▸ **Required task**: Copy out the entries in full and with complete accuracy; pictures are excluded.

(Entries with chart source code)
========================================

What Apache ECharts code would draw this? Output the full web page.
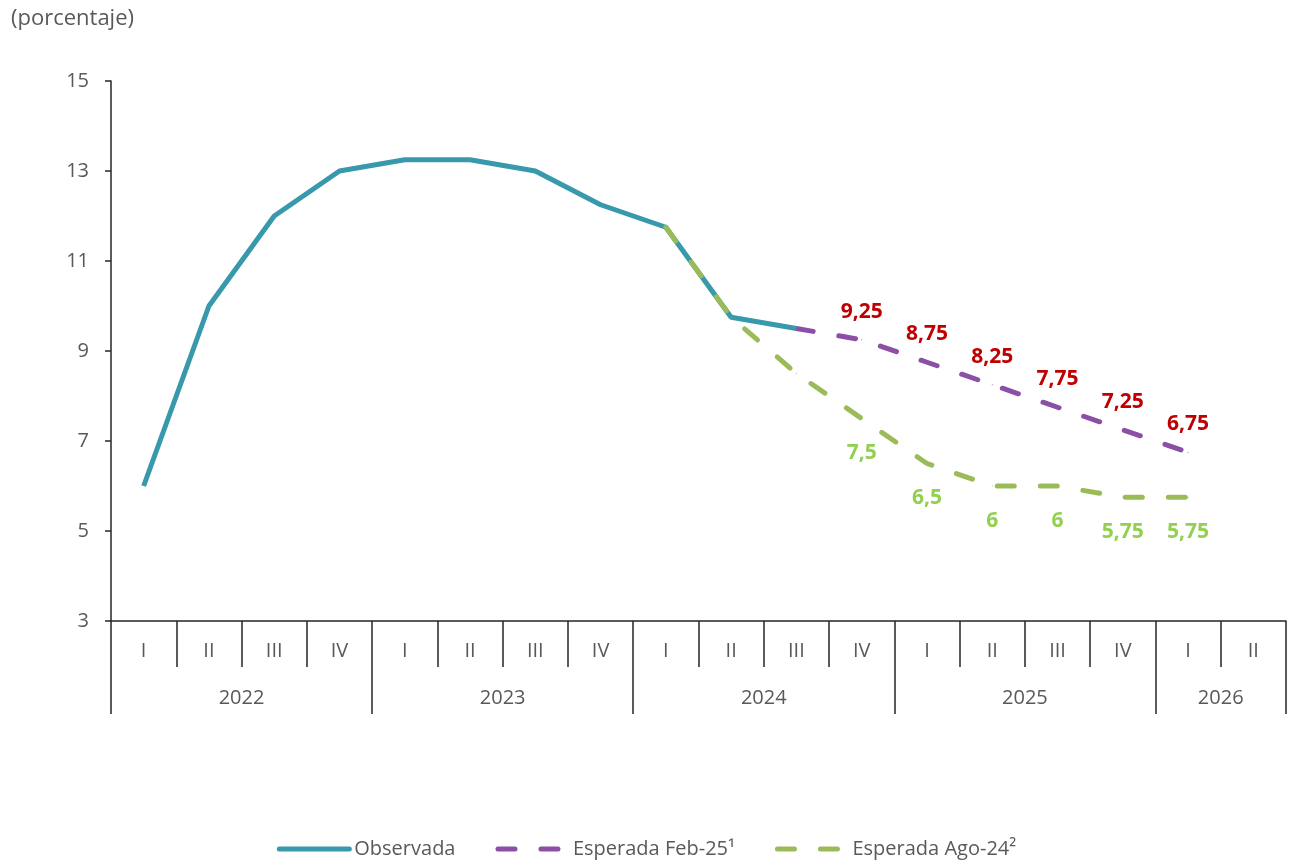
<!DOCTYPE html>
<html>
<head>
<meta charset="utf-8">
<script src="https://cdn.jsdelivr.net/npm/echarts@6/dist/echarts.min.js"></script>
<style>
  html, body { margin: 0; padding: 0; background: #fff; }
  #chart { width: 1293px; height: 865px; }
</style>
</head>
<body>
<div id="chart"></div>
<script>
// quarters, one per category
const quarters = ['I','II','III','IV','I','II','III','IV','I','II','III','IV','I','II','III','IV','I','II']
// years and how many quarters each spans
const years = ['2022','2023','2024','2025','2026']
const yearSpans = [4, 4, 4, 4, 2]

const observada = [6, 10, 12, 13, 13.25, 13.25, 13, 12.25, 11.75, 9.75, 9.5, null, null, null, null, null, null, null]
const esperadaFeb25 = [null, null, null, null, null, null, null, null, null, null, 9.5, 9.25, 8.75, 8.25, 7.75, 7.25, 6.75, null]
const esperadaAgo24 = [null, null, null, null, null, null, null, null, 11.75, 9.75, 8.5, 7.5, 6.5, 6, 6, 5.75, 5.75, null]
// which points carry a value label
const labelFrom = 11
const labelTo = 16

const yTicks = { min: 3, max: 15, interval: 2 }

// year axis: half-quarter slots, labels at the middle of each year, ticks at year edges
const yearSlots = []
const yearEdges = [0]
let pos = 0
years.forEach((y, i) => {
  const span = yearSpans[i] * 2
  for (let k = 0; k < span; k++) yearSlots.push(k === span / 2 ? y : '')
  pos += span
  yearEdges.push(pos)
})
yearSlots.push('')

const gray = '#595959'
const axisColor = '#262626'
const font = 'Open Sans'
const dash = [17, 26]

const chart = echarts.init(document.getElementById('chart'))

const showLabel = (color, position, distance) => ({
  show: true,
  position: position,
  distance: distance,
  color: color,
  fontFamily: font,
  fontWeight: 'bold',
  fontSize: 21,
  formatter: p => (p.dataIndex >= labelFrom && p.dataIndex <= labelTo) ? String(p.value).replace('.', ',') : ''
})

chart.setOption({
  animation: false,
  textStyle: { fontFamily: font },
  title: {
    text: '(porcentaje)',
    left: 6,
    top: 3,
    textStyle: { color: gray, fontSize: 22, fontWeight: 'normal', fontFamily: font }
  },
  grid: { left: 111, right: 7, top: 81, bottom: 244 },
  legend: {
    bottom: 1,
    left: 'center',
    itemWidth: 70,
    itemHeight: 6,
    itemGap: 40,
    itemStyle: { opacity: 0 },
    lineStyle: { width: 5, cap: 'round' },
    textStyle: { color: gray, fontSize: 20, fontFamily: font },
    data: ['Observada', 'Esperada Feb-25¹', 'Esperada Ago-24²']
  },
  xAxis: [
    {
      type: 'category',
      data: quarters,
      boundaryGap: true,
      position: 'bottom',
      axisLine: { lineStyle: { color: axisColor, width: 1.5 } },
      axisTick: { show: true, length: 46, interval: 0, lineStyle: { color: axisColor, width: 1.5 } },
      axisLabel: { interval: 0, color: gray, fontSize: 20, margin: 20, fontFamily: font }
    },
    {
      type: 'category',
      data: yearSlots,
      boundaryGap: false,
      position: 'bottom',
      axisLine: { show: false },
      axisTick: {
        show: true,
        length: 93,
        interval: (i) => yearEdges.indexOf(i) >= 0,
        lineStyle: { color: axisColor, width: 1.5 }
      },
      axisLabel: { interval: 0, color: gray, fontSize: 20, margin: 67, fontFamily: font, showMinLabel: true, showMaxLabel: true }
    }
  ],
  yAxis: {
    type: 'value',
    min: yTicks.min,
    max: yTicks.max,
    interval: yTicks.interval,
    axisLine: { show: true, lineStyle: { color: axisColor, width: 1.5 } },
    axisTick: { show: true, length: 6, lineStyle: { color: axisColor, width: 1.5 } },
    splitLine: { show: false },
    axisLabel: { color: gray, fontSize: 20, margin: 22, fontFamily: font }
  },
  series: [
    {
      name: 'Observada',
      type: 'line',
      data: observada,
      symbol: 'none',
      lineStyle: { color: '#3799AB', width: 5 },
      itemStyle: { color: '#3799AB' },
      z: 3
    },
    {
      name: 'Esperada Feb-25¹',
      type: 'line',
      data: esperadaFeb25,
      symbol: 'circle',
      symbolSize: 1,
      showSymbol: true,
      lineStyle: { color: '#8B4FA6', width: 5, type: dash, cap: 'round' },
      itemStyle: { color: '#8B4FA6' },
      label: showLabel('#C00000', 'top', 17),
      z: 2
    },
    {
      name: 'Esperada Ago-24²',
      type: 'line',
      data: esperadaAgo24,
      symbol: 'circle',
      symbolSize: 1,
      showSymbol: true,
      lineStyle: { color: '#9BBB59', width: 5, type: dash, cap: 'round' },
      itemStyle: { color: '#9BBB59' },
      label: showLabel('#92D050', 'bottom', 24),
      z: 4
    }
  ]
})
</script>
</body>
</html>
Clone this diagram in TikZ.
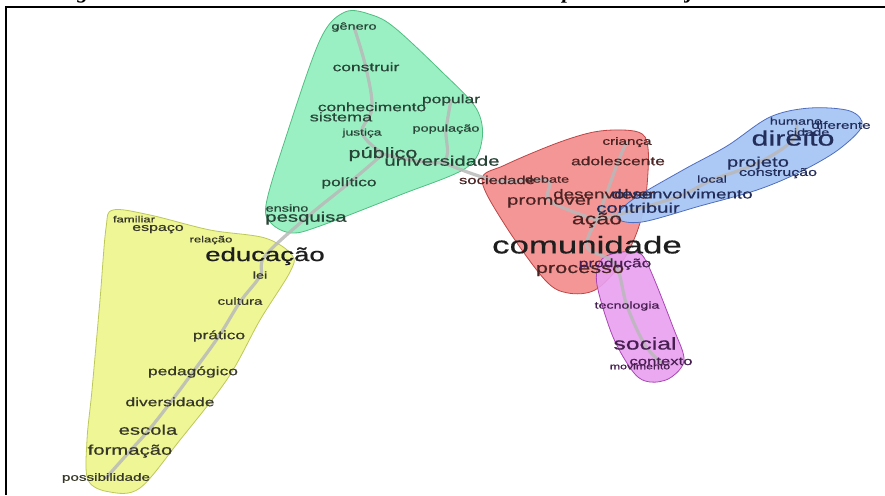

========================================

▸ **Task result**:
What Apache ECharts code would draw this? Output the full web page.
<!DOCTYPE html>
<html>
<head>
<meta charset="utf-8">
<script src="https://cdn.jsdelivr.net/npm/echarts@6/dist/echarts.min.js"></script>
<style>
  html, body { margin: 0; padding: 0; background: #fff; }
  #chart { width: 1293px; height: 865px; }
</style>
</head>
<body>
<div id="chart"></div>
<script>
// quarters, one per category
const quarters = ['I','II','III','IV','I','II','III','IV','I','II','III','IV','I','II','III','IV','I','II']
// years and how many quarters each spans
const years = ['2022','2023','2024','2025','2026']
const yearSpans = [4, 4, 4, 4, 2]

const observada = [6, 10, 12, 13, 13.25, 13.25, 13, 12.25, 11.75, 9.75, 9.5, null, null, null, null, null, null, null]
const esperadaFeb25 = [null, null, null, null, null, null, null, null, null, null, 9.5, 9.25, 8.75, 8.25, 7.75, 7.25, 6.75, null]
const esperadaAgo24 = [null, null, null, null, null, null, null, null, 11.75, 9.75, 8.5, 7.5, 6.5, 6, 6, 5.75, 5.75, null]
// which points carry a value label
const labelFrom = 11
const labelTo = 16

const yTicks = { min: 3, max: 15, interval: 2 }

// year axis: half-quarter slots, labels at the middle of each year, ticks at year edges
const yearSlots = []
const yearEdges = [0]
let pos = 0
years.forEach((y, i) => {
  const span = yearSpans[i] * 2
  for (let k = 0; k < span; k++) yearSlots.push(k === span / 2 ? y : '')
  pos += span
  yearEdges.push(pos)
})
yearSlots.push('')

const gray = '#595959'
const axisColor = '#262626'
const font = 'Open Sans'
const dash = [17, 26]

const chart = echarts.init(document.getElementById('chart'))

const showLabel = (color, position, distance) => ({
  show: true,
  position: position,
  distance: distance,
  color: color,
  fontFamily: font,
  fontWeight: 'bold',
  fontSize: 21,
  formatter: p => (p.dataIndex >= labelFrom && p.dataIndex <= labelTo) ? String(p.value).replace('.', ',') : ''
})

chart.setOption({
  animation: false,
  textStyle: { fontFamily: font },
  title: {
    text: '(porcentaje)',
    left: 6,
    top: 3,
    textStyle: { color: gray, fontSize: 22, fontWeight: 'normal', fontFamily: font }
  },
  grid: { left: 111, right: 7, top: 81, bottom: 244 },
  legend: {
    bottom: 1,
    left: 'center',
    itemWidth: 70,
    itemHeight: 6,
    itemGap: 40,
    itemStyle: { opacity: 0 },
    lineStyle: { width: 5, cap: 'round' },
    textStyle: { color: gray, fontSize: 20, fontFamily: font },
    data: ['Observada', 'Esperada Feb-25¹', 'Esperada Ago-24²']
  },
  xAxis: [
    {
      type: 'category',
      data: quarters,
      boundaryGap: true,
      position: 'bottom',
      axisLine: { lineStyle: { color: axisColor, width: 1.5 } },
      axisTick: { show: true, length: 46, interval: 0, lineStyle: { color: axisColor, width: 1.5 } },
      axisLabel: { interval: 0, color: gray, fontSize: 20, margin: 20, fontFamily: font }
    },
    {
      type: 'category',
      data: yearSlots,
      boundaryGap: false,
      position: 'bottom',
      axisLine: { show: false },
      axisTick: {
        show: true,
        length: 93,
        interval: (i) => yearEdges.indexOf(i) >= 0,
        lineStyle: { color: axisColor, width: 1.5 }
      },
      axisLabel: { interval: 0, color: gray, fontSize: 20, margin: 67, fontFamily: font, showMinLabel: true, showMaxLabel: true }
    }
  ],
  yAxis: {
    type: 'value',
    min: yTicks.min,
    max: yTicks.max,
    interval: yTicks.interval,
    axisLine: { show: true, lineStyle: { color: axisColor, width: 1.5 } },
    axisTick: { show: true, length: 6, lineStyle: { color: axisColor, width: 1.5 } },
    splitLine: { show: false },
    axisLabel: { color: gray, fontSize: 20, margin: 22, fontFamily: font }
  },
  series: [
    {
      name: 'Observada',
      type: 'line',
      data: observada,
      symbol: 'none',
      lineStyle: { color: '#3799AB', width: 5 },
      itemStyle: { color: '#3799AB' },
      z: 3
    },
    {
      name: 'Esperada Feb-25¹',
      type: 'line',
      data: esperadaFeb25,
      symbol: 'circle',
      symbolSize: 1,
      showSymbol: true,
      lineStyle: { color: '#8B4FA6', width: 5, type: dash, cap: 'round' },
      itemStyle: { color: '#8B4FA6' },
      label: showLabel('#C00000', 'top', 17),
      z: 2
    },
    {
      name: 'Esperada Ago-24²',
      type: 'line',
      data: esperadaAgo24,
      symbol: 'circle',
      symbolSize: 1,
      showSymbol: true,
      lineStyle: { color: '#9BBB59', width: 5, type: dash, cap: 'round' },
      itemStyle: { color: '#9BBB59' },
      label: showLabel('#92D050', 'bottom', 24),
      z: 4
    }
  ]
})
</script>
</body>
</html>
Clone this diagram in TikZ.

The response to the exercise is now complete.